- Share buybacks total more in 2018 than capital expenditures, the first time that has happened in at least a decade, according to Goldman Sachs.
- Capex also is on the rise, with the $341 billion spent this year on pace to set a 25-year high.
- Companies are using the windfall from last year's tax cuts to spend freely, and first-half earnings rose some 25 percent for the S&P 500.
Companies are using a dramatic surge in cash to invest both in the present and the future at levels not seen in at least a decade.
As things stand, 2018 will be the first time since 2007 that companies are spending a bigger portion of cash on share buybacks than capital expenditures. Goldman Sachs has estimated that share repurchases could total more than $1 trillion this year.
But what hasn't been quite as apparent has been the willingness to take spend on capital expenditures. In fact, Goldman estimates that if the current pace continues, 2018 will be the biggest year for capex in a quarter century, even though it is lagging buybacks.
"Rumors of the demise of capital spending have been greatly exaggerated," David Kostin, the bank's chief U.S. equity strategist, said in his most recent market note.
The investment numbers look like this: capital investment, which includes money spent to upgrade physical equipment such as buildings, equipment and machinery, jumped to $341 billion in the first half of the year, an increase of $55 billion, or 19 percent.
In addition, companies spent $147 billion on research and development in the first half, a 14 percent increase that represents the highest move in a decade.
The surge comes amid the massive windfall from a $1.5 trillion tax cut package that sliced the nominal corporate rate from 35 percent to 21 percent.

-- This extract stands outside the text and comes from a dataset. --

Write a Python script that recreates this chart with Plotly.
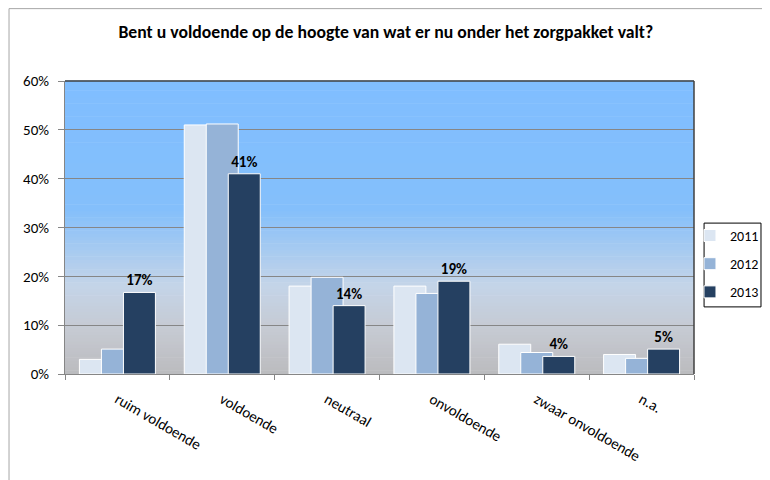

Critics have argued that the move will be a budget buster and will mostly benefit investors due to the likelihood that companies will pour most of the money into share buybacks.
"In the last 25 years, you've never had capital spending growth at that level," Kostin told CNBC's "Squawk on the Street." "Both arguments are correct in terms what are companies doing with this incremental cash ... partly as the result of lower taxes."

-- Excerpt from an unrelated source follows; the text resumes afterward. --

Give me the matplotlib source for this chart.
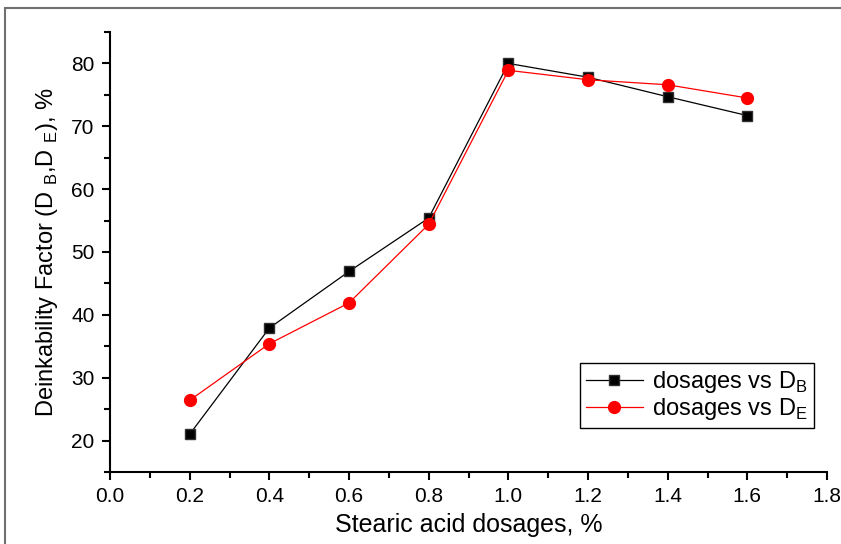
import matplotlib.pyplot as plt
from matplotlib.patches import Rectangle
from matplotlib.ticker import MultipleLocator

plt.rcParams['font.family'] = ['Liberation Sans', 'DejaVu Sans']
plt.rcParams['xtick.labelsize'] = 15
plt.rcParams['ytick.labelsize'] = 15

# Stearic acid dosages (%) and deinkability factors
dosage = [0.2, 0.4, 0.6, 0.8, 1.0, 1.2, 1.4, 1.6]
d_b = [21.0, 37.9, 46.9, 55.4, 80.0, 77.8, 74.7, 71.7]
d_e = [26.4, 35.4, 41.9, 54.4, 78.9, 77.4, 76.6, 74.5]
xticks = [0.0, 0.2, 0.4, 0.6, 0.8, 1.0, 1.2, 1.4, 1.6, 1.8]
yticks = [20, 30, 40, 50, 60, 70, 80]

fig = plt.figure(figsize=(8.41, 5.44), dpi=100)
ax = fig.add_axes([0.1308, 0.1324, 0.8526, 0.8088])

# grey frame round the figure (cut off at right and bottom)
fig.patches.append(Rectangle((5 / 841, -0.05), 1.0, 1 - 8 / 544 + 0.05,
                             transform=fig.transFigure, fill=False,
                             edgecolor='#707070', linewidth=1.5))

ax.plot(dosage, d_b, color='black', linewidth=0.9, marker='s',
        markersize=7.5, markerfacecolor='black', markeredgecolor='#303030',
        label=r'dosages vs D$_\mathregular{B}$')
ax.plot(dosage, d_e, color='red', linewidth=0.9, marker='o',
        markersize=8.5, markerfacecolor='red', markeredgecolor='red',
        label=r'dosages vs D$_\mathregular{E}$')

ax.set_xlim(0, 1.8)
ax.set_ylim(15, 85)
ax.set_xticks(xticks)
ax.set_xticklabels([f'{t:.1f}' for t in xticks], fontsize=15)
ax.set_yticks(yticks)
ax.set_yticklabels([str(t) for t in yticks], fontsize=15)
ax.xaxis.set_minor_locator(MultipleLocator(0.1))
ax.yaxis.set_minor_locator(MultipleLocator(5))

for side in ['top', 'right']:
    ax.spines[side].set_visible(False)
for side in ['left', 'bottom']:
    ax.spines[side].set_linewidth(1.5)

ax.tick_params(which='major', direction='out', length=6, width=1.5, pad=5)
ax.tick_params(which='minor', direction='out', length=4, width=1.5)

ax.set_xlabel('Stearic acid dosages, %', fontsize=18, labelpad=5)
ax.set_ylabel(r'Deinkability Factor (D $_\mathregular{B}$,D $_\mathregular{E}$), %',
              fontsize=17, labelpad=8)

leg = ax.legend(loc='lower right', bbox_to_anchor=(0.998, 0.073),
                fontsize=17, frameon=True, fancybox=False, framealpha=1,
                edgecolor='black', handlelength=2.4, handletextpad=0.4,
                borderpad=0.25, labelspacing=0.05)
leg.get_frame().set_linewidth(1.0)

fig.savefig('out.png', dpi=100)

The buybacks number for sure has surged this year as well.
Repurchases hit $384 during the first six months, a 48 percent jump from the same period in 2017. The third quarter has seen no letup, with the total year-to-date buyback level now at $762 billion through mid-September, putting the trend easily on pace to top the $1 trillion Goldman estimate.
However, capital spending is more broad-based.

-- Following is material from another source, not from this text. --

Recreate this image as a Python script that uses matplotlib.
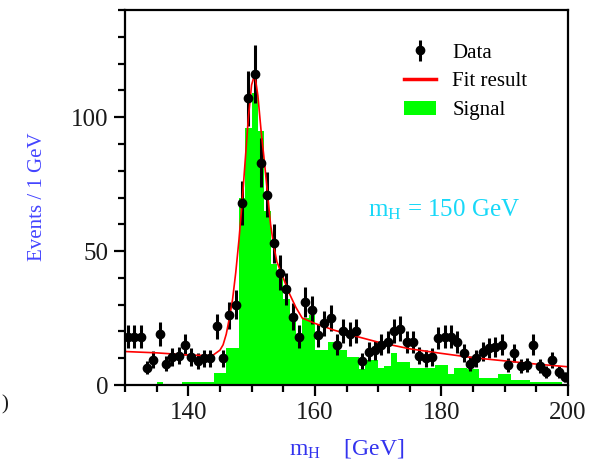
import numpy as np
import matplotlib
matplotlib.use("Agg")
import matplotlib.pyplot as plt
from matplotlib.patches import Patch
from matplotlib.lines import Line2D

plt.rcParams['font.family'] = ['Liberation Serif', 'DejaVu Serif']
plt.rcParams['mathtext.fontset'] = 'custom'
plt.rcParams['mathtext.rm'] = 'Liberation Serif'
plt.rcParams['mathtext.it'] = 'Liberation Serif:italic'

# data points, 1 GeV bins (centres)
mass = np.arange(130.5, 200, 1.0)
events = [18, 18, 18, 6.5, 9.5, 19, 8, 10.5, 11, 15,
          10.5, 9, 10, 10, 22, 10, 26, 30, 68, 107,
          116, 83, 71, 53, 42, 36, 25.5, 18, 31, 28,
          18.5, 23, 25, 15, 20, 19, 20, 9, 12.5, 13,
          15, 16, 20, 21, 16, 16, 11, 10, 10.5, 17.5,
          18, 18, 16, 12, 8, 10, 12.4, 13.8, 14.3, 15,
          7.5, 12, 7, 7.5, 15, 7, 5, 9.3, 5, 3]

# signal histogram, bin edges
sig_edges = np.arange(130, 201, 1.0)
signal = [0, 0, 0, 0, 0, 1, 0, 0, 0, 1.2,
          1.2, 1.2, 1.2, 1.2, 4.5, 4.5, 14, 14, 70, 96,
          109, 95, 65, 45, 42, 32, 24, 18, 25, 26,
          13, 13, 16, 14, 13, 10.5, 10.5, 6, 9.3, 9.3,
          6.3, 7, 12, 8.6, 8.6, 6.3, 6.3, 6.3, 6.3, 7.5,
          7.5, 4, 6.3, 6.3, 6, 6, 2.6, 2.6, 2.6, 4,
          4, 2, 2, 2, 1, 1, 1, 1, 1, 0.5]

# fit curve
fit_m = [130, 135, 140, 143, 144, 145, 145.5, 146, 146.5, 147,
         147.5, 148, 148.5, 149, 149.5, 150, 150.5, 151, 151.5, 152,
         152.5, 153, 153.5, 154, 155, 156, 157, 158, 160, 163,
         166, 170, 175, 180, 185, 190, 195, 200]
fit_y = [12.5, 12, 11.2, 11, 11.3, 13, 15, 19, 25, 32,
         42, 54, 68, 84, 100, 112, 116, 108, 95, 84,
         72, 60, 52, 46, 40, 34, 29, 25, 23, 20.5,
         18.5, 16, 13.5, 11.8, 10.2, 9, 7.8, 6.8]

fig = plt.figure(figsize=(6.01, 4.63), dpi=100)
ax = fig.add_axes([125/601, 78/463, 443/601, 375/463])

ax.stairs(signal, sig_edges, fill=True, color='#00ff00', linewidth=0)
ax.errorbar(mass, events, yerr=np.sqrt(events), fmt='o', color='black',
            ms=6, elinewidth=2.2, capsize=0)
ax.plot(fit_m, fit_y, color='red', lw=1.2)

ax.set_xlim(130, 200)
ax.set_ylim(0, 140)
ax.set_xticks([140, 160, 180, 200])
ax.set_xticks(np.arange(130, 201, 5), minor=True)
ax.set_yticks([0, 50, 100])
ax.set_yticks(np.arange(0, 141, 10), minor=True)
ax.tick_params(which='major', direction='out', length=8, width=1.6,
               labelsize=18, labelcolor='#1a1a1a', pad=4)
ax.tick_params(which='minor', direction='out', length=5, width=1.6)
for s in ax.spines.values():
    s.set_linewidth(1.6)

hb = ax.errorbar([], [], yerr=[], fmt='o', color='black', ms=6,
                 elinewidth=2.2, capsize=0)
fit_h = Line2D([], [], color='red', lw=2.5)
sig_h = Patch(facecolor='#00ff00', edgecolor='none')
leg = ax.legend([hb, fit_h, sig_h], ['Data', 'Fit result', 'Signal'],
                loc='upper left', bbox_to_anchor=(0.607, 0.94), frameon=False,
                fontsize=15, handlelength=1.5, handletextpad=0.8,
                labelspacing=0.45, borderpad=0)

ax.text(0.72, 0.468, r'm$_{\mathregular{H}}$ = 150 GeV', transform=ax.transAxes,
        color='#18d8f8', fontsize=18, ha='center', va='center')

fig.text(37/601, 1 - 197/463, 'Events / 1 GeV', rotation=90, color='#4444ff',
         fontsize=15, ha='center', va='center')
fig.text(347/601, 1 - 448/463, r'm$_{\mathregular{H}}$    [GeV]', color='#3333ee',
         fontsize=17, ha='center', va='center')
fig.text(1/601, 1 - 405/463, ')', fontsize=15, color='#1a1a1a', ha='left', va='center')

fig.savefig('out.png', dpi=100)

The 10 largest capex boosters comprised 53 percent of the total increase for S&P 500 companies, according to Kostin. By contrast, the 10 largest buyback companies totaled 78 percent of the total growth for the index.
Apple has been by far the leader in buybacks, with its $45 billion accounting for 24 percent of the total growth.
For investors, following the big buyback companies has been a more profitable trade this year. Companies focused on R&D and capex have underperformed the S&P 500 by four percentage points, while buyback-focused stocks have equaled the index.